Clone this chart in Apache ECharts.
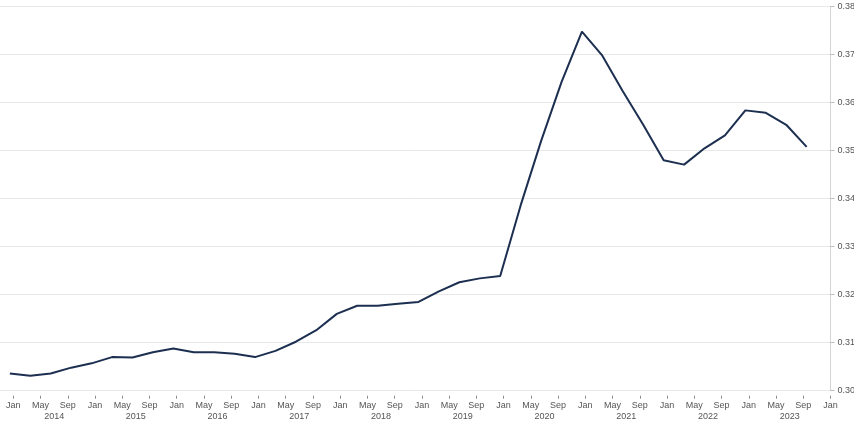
<!DOCTYPE html>
<html>
<head>
<meta charset="utf-8">
<script src="https://cdn.jsdelivr.net/npm/echarts@6/dist/echarts.min.js"></script>
<style>
html,body{margin:0;padding:0;background:#fff;}
#chart{width:854px;height:422px;}
</style>
</head>
<body>
<div id="chart"></div>
<script>
// Quarterly observations (year, month)
var periods = [
  '2013-12','2014-03','2014-06','2014-09','2014-12','2015-03','2015-06','2015-09',
  '2015-12','2016-03','2016-06','2016-09','2016-12','2017-03','2017-06','2017-09',
  '2017-12','2018-03','2018-06','2018-09','2018-12','2019-03','2019-06','2019-09',
  '2019-12','2020-03','2020-06','2020-09','2020-12','2021-03','2021-06','2021-09',
  '2021-12','2022-03','2022-06','2022-09','2022-12','2023-03','2023-06','2023-09'
];
var values = [
  0.3036,0.3031,0.3036,0.3048,0.3057,0.3070,0.3069,0.3080,
  0.3088,0.3080,0.3080,0.3077,0.3070,0.3083,0.3102,0.3126,
  0.3160,0.3177,0.3177,0.3181,0.3185,0.3207,0.3226,0.3234,
  0.3239,0.3386,0.3520,0.3643,0.3748,0.3698,0.3624,0.3554,
  0.3480,0.3471,0.3505,0.3532,0.3584,0.3579,0.3554,0.3508
];
var monthTickLabels = ['Jan','May','Sep'];
var yearLabels = ['2014','2015','2016','2017','2018','2019','2020','2021','2022','2023'];
var baseYear = 2014;

// months since Jan 2014 (mid-month)
function toMonthIndex(p){
  var y = parseInt(p.slice(0,4),10), m = parseInt(p.slice(5,7),10);
  return (y - baseYear) * 12 + (m - 1) + 0.5;
}
var seriesData = periods.map(function(p,i){ return [toMonthIndex(p), values[i]]; });

var monthTicks = [];
for (var t = 0; t <= yearLabels.length * 12; t += 4) monthTicks.push(t);
var yearTicks = yearLabels.map(function(y,i){ return i * 12 + 6; });

var font = 'Arial, "Liberation Sans", sans-serif';
var chart = echarts.init(document.getElementById('chart'));
chart.setOption({
  animation: false,
  backgroundColor: '#fff',
  grid: { left: 0, right: 23.5, top: 6.7, bottom: 31.3, containLabel: false, outerBoundsMode: 'none' },
  xAxis: [{
    type: 'value', min: -1.95, max: 120, position: 'bottom', offset: 5,
    axisLine: { show: false, onZero: false },
    axisTick: { show: true, length: 3, customValues: monthTicks, lineStyle: { color: '#8c8c8c' } },
    axisLabel: {
      customValues: monthTicks, margin: 5, fontSize: 9, fontFamily: font, color: '#555',
      formatter: function(v){ return monthTickLabels[Math.round(v) % 12 / 4]; }
    },
    splitLine: { show: false }
  }, {
    type: 'value', min: -1.95, max: 120, position: 'bottom', offset: 16,
    axisLine: { show: false, onZero: false },
    axisTick: { show: false },
    axisLabel: {
      customValues: yearTicks, margin: 5, fontSize: 9, fontFamily: font, color: '#555',
      formatter: function(v){ return yearLabels[Math.round((v - 6) / 12)]; }
    },
    splitLine: { show: false }
  }],
  yAxis: {
    type: 'value', position: 'right', min: 0.30, max: 0.38, interval: 0.01,
    axisLine: { show: true, onZero: false, lineStyle: { color: '#d4d4d4' } },
    axisTick: { show: true, length: 4, lineStyle: { color: '#bdbdbd' } },
    axisLabel: { margin: 7, fontSize: 9, fontFamily: font, color: '#555',
      formatter: function(v){ return v.toFixed(2); } },
    splitLine: { show: true, lineStyle: { color: '#e8e8e8', width: 1 } }
  },
  series: [{
    type: 'line', data: seriesData, showSymbol: false, symbol: 'none',
    lineStyle: { color: '#1c2f50', width: 2 }, clip: false
  }]
});
</script>
</body>
</html>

----------

• Stated goal
Set down all the data again exactly as above, pictures excluded.

• Solution
Clone this chart in Apache ECharts.
<!DOCTYPE html>
<html>
<head>
<meta charset="utf-8">
<script src="https://cdn.jsdelivr.net/npm/echarts@6/dist/echarts.min.js"></script>
<style>
html,body{margin:0;padding:0;background:#fff;}
#chart{width:854px;height:422px;}
</style>
</head>
<body>
<div id="chart"></div>
<script>
// Quarterly observations (year, month)
var periods = [
  '2013-12','2014-03','2014-06','2014-09','2014-12','2015-03','2015-06','2015-09',
  '2015-12','2016-03','2016-06','2016-09','2016-12','2017-03','2017-06','2017-09',
  '2017-12','2018-03','2018-06','2018-09','2018-12','2019-03','2019-06','2019-09',
  '2019-12','2020-03','2020-06','2020-09','2020-12','2021-03','2021-06','2021-09',
  '2021-12','2022-03','2022-06','2022-09','2022-12','2023-03','2023-06','2023-09'
];
var values = [
  0.3036,0.3031,0.3036,0.3048,0.3057,0.3070,0.3069,0.3080,
  0.3088,0.3080,0.3080,0.3077,0.3070,0.3083,0.3102,0.3126,
  0.3160,0.3177,0.3177,0.3181,0.3185,0.3207,0.3226,0.3234,
  0.3239,0.3386,0.3520,0.3643,0.3748,0.3698,0.3624,0.3554,
  0.3480,0.3471,0.3505,0.3532,0.3584,0.3579,0.3554,0.3508
];
var monthTickLabels = ['Jan','May','Sep'];
var yearLabels = ['2014','2015','2016','2017','2018','2019','2020','2021','2022','2023'];
var baseYear = 2014;

// months since Jan 2014 (mid-month)
function toMonthIndex(p){
  var y = parseInt(p.slice(0,4),10), m = parseInt(p.slice(5,7),10);
  return (y - baseYear) * 12 + (m - 1) + 0.5;
}
var seriesData = periods.map(function(p,i){ return [toMonthIndex(p), values[i]]; });

var monthTicks = [];
for (var t = 0; t <= yearLabels.length * 12; t += 4) monthTicks.push(t);
var yearTicks = yearLabels.map(function(y,i){ return i * 12 + 6; });

var font = 'Arial, "Liberation Sans", sans-serif';
var chart = echarts.init(document.getElementById('chart'));
chart.setOption({
  animation: false,
  backgroundColor: '#fff',
  grid: { left: 0, right: 23.5, top: 6.7, bottom: 31.3, containLabel: false, outerBoundsMode: 'none' },
  xAxis: [{
    type: 'value', min: -1.95, max: 120, position: 'bottom', offset: 5,
    axisLine: { show: false, onZero: false },
    axisTick: { show: true, length: 3, customValues: monthTicks, lineStyle: { color: '#8c8c8c' } },
    axisLabel: {
      customValues: monthTicks, margin: 5, fontSize: 9, fontFamily: font, color: '#555',
      formatter: function(v){ return monthTickLabels[Math.round(v) % 12 / 4]; }
    },
    splitLine: { show: false }
  }, {
    type: 'value', min: -1.95, max: 120, position: 'bottom', offset: 16,
    axisLine: { show: false, onZero: false },
    axisTick: { show: false },
    axisLabel: {
      customValues: yearTicks, margin: 5, fontSize: 9, fontFamily: font, color: '#555',
      formatter: function(v){ return yearLabels[Math.round((v - 6) / 12)]; }
    },
    splitLine: { show: false }
  }],
  yAxis: {
    type: 'value', position: 'right', min: 0.30, max: 0.38, interval: 0.01,
    axisLine: { show: true, onZero: false, lineStyle: { color: '#d4d4d4' } },
    axisTick: { show: true, length: 4, lineStyle: { color: '#bdbdbd' } },
    axisLabel: { margin: 7, fontSize: 9, fontFamily: font, color: '#555',
      formatter: function(v){ return v.toFixed(2); } },
    splitLine: { show: true, lineStyle: { color: '#e8e8e8', width: 1 } }
  },
  series: [{
    type: 'line', data: seriesData, showSymbol: false, symbol: 'none',
    lineStyle: { color: '#1c2f50', width: 2 }, clip: false
  }]
});
</script>
</body>
</html>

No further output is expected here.